(Updated at 4:55 p.m. on 10/13/2021) Fairfax County has partnered with the Tysons-based nonprofit Second Story to support COVID-19 vaccinations in the Culmore area of Falls Church tomorrow (Thursday).
Announced on Monday (Oct. 11), the vaccine distribution site is part of a fall festival that Second Story has organized with the county health department and Neighborhood and Community Services.
The vaccinations will be administered by the nonprofit Neighborhood Health, which will also return in three weeks to deliver second doses to those who need them.
The fall festival will take place at Second Story’s Culmore Family Resource Center (3304B Culmore Court) from 2-6 p.m. There will be food, music, crafts, and other community resources at the event in addition to the vaccination clinic.
“Part of the reason that this community is not entirely vaccinated is because they have trouble accessing a vaccination site,” Second Story spokesperson Abigail Brougher said. “…We wanted to make sure that the vaccine is accessible for them, so when they come to this event, there will be people right there able to give them the vaccine.”
This is the second time that Second Story has gotten involved in the county’s COVID-19 vaccination campaign after it hosted a similar site at a Hispanic Heritage Month Festival in Springfield earlier this month.
That event also offered the flu shot and other inoculations, according to Brougher.
(Correction: This article previously stated that 25 individuals were vaccinated at the Springfield festival. Second Story did vaccinate 25 people in one day about two weeks ago, but it was a separate community outreach effort. The nonprofit doesn’t have numbers for how many people got the COVID-19 vaccine at the Hispanic Heritage Festival.)
Dedicated to providing basic needs assistance, counseling, and other services to teenagers, young adults, and families, Second Story works directly with some of the community members who have been most affected by the pandemic from health and economic standpoints.
Some clients have contracted COVID-19, leading them to get sick or miss work, which can be devastating for young people just trying to make ends meet. In addition, many are ineligible for unemployment benefits and other supports, Brougher says.
As a result, Second Story has been offering rental assistance and meals throughout the pandemic.

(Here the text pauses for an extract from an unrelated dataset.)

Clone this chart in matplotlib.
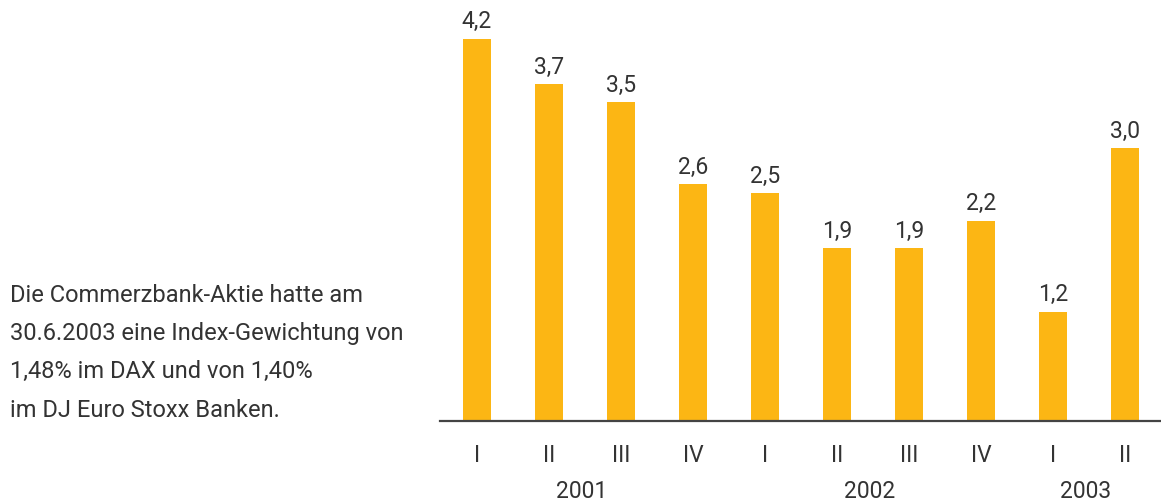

It’s still providing food to approximately 1,050 families every month through distribution sites, drop-offs, and programs, such as the after-school services that have started to meet in person again.
“We’ve been doing a lot of meetings virtually — family counseling, individual counseling, catching up with youth — and trying to just continue to provide some of those basic needs as we always have…food and clothes in addition to the bigger supports we provide,” Brougher said.
Even so, the nonprofit has encountered some vaccine hesitancy within the communities it serves.
There are a variety of factors behind that hesitancy, from wariness of the side effects and misinformation to the challenges of getting to a vaccination site without a car or the flexibility to take time off work, according to Soraya Borja, Second Story’s vice president of community-based services.
Taking place shortly before its annual Beacon of Hope fundraiser, which has been moved online for a second year, tomorrow’s fall festival is part of Second Story’s effort to reduce barriers to vaccination for its clients.
Its staff has distributed 200 flyers advertising the event throughout the community.
“This outreach has been really important to us, getting out into the community, getting face-to-face,” Brougher said. “We’re definitely a trusted face in the community, so if we’re able to instill some of that trust in the community that the vaccine is something they can feel comfortable with, we are eager to be able to do that.”